Nobody plays a standard in quite Shipp's way. Annotator Mark Corroto is correct to point to the genre-bending approach informing pieces like this radically diverse account of "Yesterdays," which, like that Hines solo, switches gears midstream. However, this one rumbles up from the very foundations of romantic pianism, rife with dynamic contrast and, unsurprisingly, from the piano's low-register depths before a series of shocking repetitions conjures simultaneous shades of Rosco Mitchell and Galina Ustvolskaya in full-on confrontation mode. Shipp then proceeds to echo himself, jumping register and terracing dynamics with blinding speed and accuracy, often placing the melody, like Liszt, in the middle register. Concepts of fluidity don't even begin to cover this three-and-a-half minutes of pitched exhortation!

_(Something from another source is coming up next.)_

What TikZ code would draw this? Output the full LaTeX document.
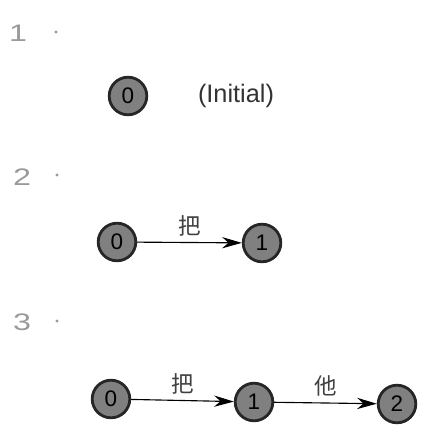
\documentclass[tikz,border=0pt]{standalone}
\usepackage{fontspec}
\setmainfont{Liberation Sans}
\newfontfamily\cjk{Noto Sans CJK SC}
\usetikzlibrary{arrows.meta}
\newcommand{\stepno}[1]{\fontsize{17}{20}\selectfont\color{black!40}#1}

\begin{document}
\begin{tikzpicture}[x=0.025cm,y=-0.025cm,
    st/.style={circle,draw=black!85,line width=2pt,fill=black!50,
      minimum size=0.94cm,inner sep=0pt,font=\fontsize{16}{18}\selectfont},
    edge/.style={-{Stealth[length=14pt,width=8pt]},line width=0.8pt},
    num/.style={xscale=1.35,inner sep=0pt},
    lbl/.style={font=\cjk\fontsize{16}{18}\selectfont,text=black!75}]
  \useasboundingbox (0,0) rectangle (439,440);
  % step 1
  \node[num] (n1) at (18,33) {\stepno{1}};
  \fill[black!40] (56,32) circle(1.6);
  \node[st] (a0) at (128,96) {0};
  \node[font=\fontsize{18}{20}\selectfont,text=black!80] (init) at (236,96) {(Initial)};
  % step 2
  \node[num] (n2) at (22,177) {\stepno{2}};
  \fill[black!40] (57,175) circle(1.6);
  \node[st] (b0) at (117,242) {0};
  \node[st] (b1) at (262,243) {1};
  \draw[edge] (b0) -- (b1) node[midway,above=1pt,lbl] {把};
  % step 3
  \node[num] (n3) at (22,322) {\stepno{3}};
  \fill[black!40] (57,321) circle(1.6);
  \node[st] (c0) at (111,399) {0};
  \node[st] (c1) at (254,402) {1};
  \node[st] (c2) at (397,404) {2};
  \draw[edge] (c0) -- (c1) node[midway,above=1pt,lbl] {把};
  \draw[edge] (c1) -- (c2) node[midway,above=1pt,lbl] {他};
\end{tikzpicture}
\end{document}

By contrast, there is the disc's opener, a revisiting of "Symbol Systems." More than two decades after its initial version, Shipp has both expanded and streamlined his approach. While the 1995 version was largely about inter-registral cascades and instantaneous connections across vast terrains, in 2016, Shipp concentrates more on digging into figure and register, exploring each in depth through modified repetition. He sets up definite areas of contrapuntal and metric repose, striking camp only to disassemble it and move on to another, reharmonizing motives with the same deft assurance that previously informed his rapid-fire interplay. The results are hypnotic on multiple levels akin to the myriad touches he bestows on the piano. Do I even hear a momentary reference to "Over the Rainbow?"
These days, Shipp's playing has attained a certain unity of purpose becoming to it. Invention and continuity merge to form a very satisfying whole, an approach that serves him well on his own compositions and on whichever parts of the canon he chooses to re-explore. The naturally exuberant part of his nature is balanced by depth-plumbing reflection, and everything he touches has its historical place while never coming across as enslaved by it. This is a wonderful addition to a dauntingly large but fascinatingly diverse catalog.